Piercing the heavens like a silver rocket, the half-mile-high tower, visible from 60 miles away, was formally dedicated in January, following six challenging years of construction. At 2,717 feet (and 162 stories), it easily topped its closest rival, the nondescript Tapei 101 Tower (1,670 feet). The Armani Hotel, which opened last month, is the first of many well-heeled tenants that will occupy space in this “vertical city.’’ Little wonder the Burj Khalifa has quickly become the new emblem of this dynamic city on the southeastern tip of the Arabian Peninsula.

Far below the tower, Susan Ceukar stands on the outer edge of the Palm-Jumeirah, a manmade, palm-shaped island extending into the Persian Gulf. The 12-square-mile isle of artificial turf, built with sand and quarried rock, is the first and the smallest of three palm islands under development in what has been billed as the largest-ever land-reclamation project. Nearby, another ambitious island grouping is being constructed in the shape of the world.

Ceukar, from Melrose, marvels at Palm-Jumeirah’s luxury condominiums and hotels. “The changes that have taken place in Dubai over the last 12 years are incredible,’’ she says, though this is her first visit. “It’s hard to imagine that not so long ago this area was just desert and water.’’ The blend of ancient and modern architecture and traditional Arab culture fascinate her, but the city’s endless traffic congestion is another matter. “I thought Boston was bad,’’ Ceukar says. “Still, Dubai is very clean and safe.

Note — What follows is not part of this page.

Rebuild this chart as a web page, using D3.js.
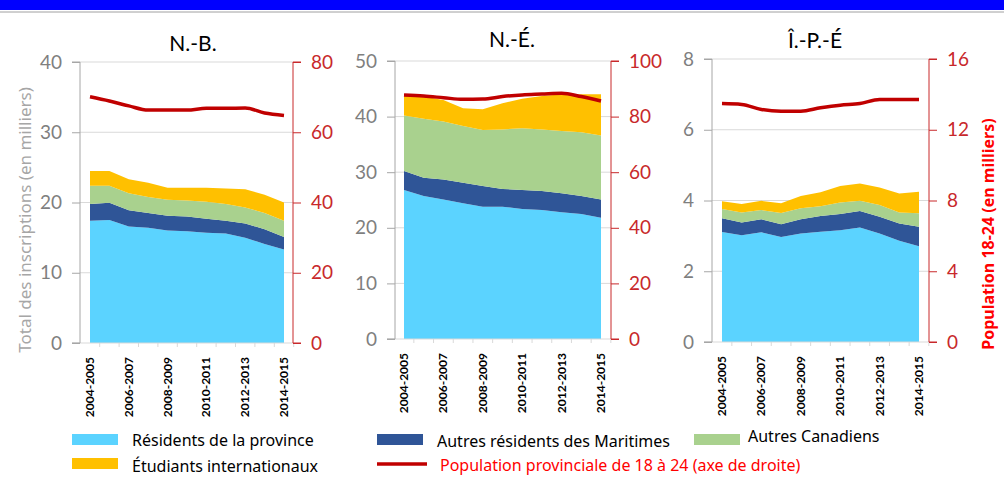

And the people are wonderful.’’

In a race to outshine the six neighboring sheikdoms that, with Dubai, form the United Arab Emirates, Dubai’s ruling Al Maktoum family, fueled by oil money, has accelerated its efforts to transform this former fishing village into the most modern, cosmopolitan city in the Middle East. Leading architects and deep-pocketed developers have erected ornate skyscrapers and hotels — notably, the sail-shaped, seven-star Burj Al Arab — that seem to defy gravity and design principles.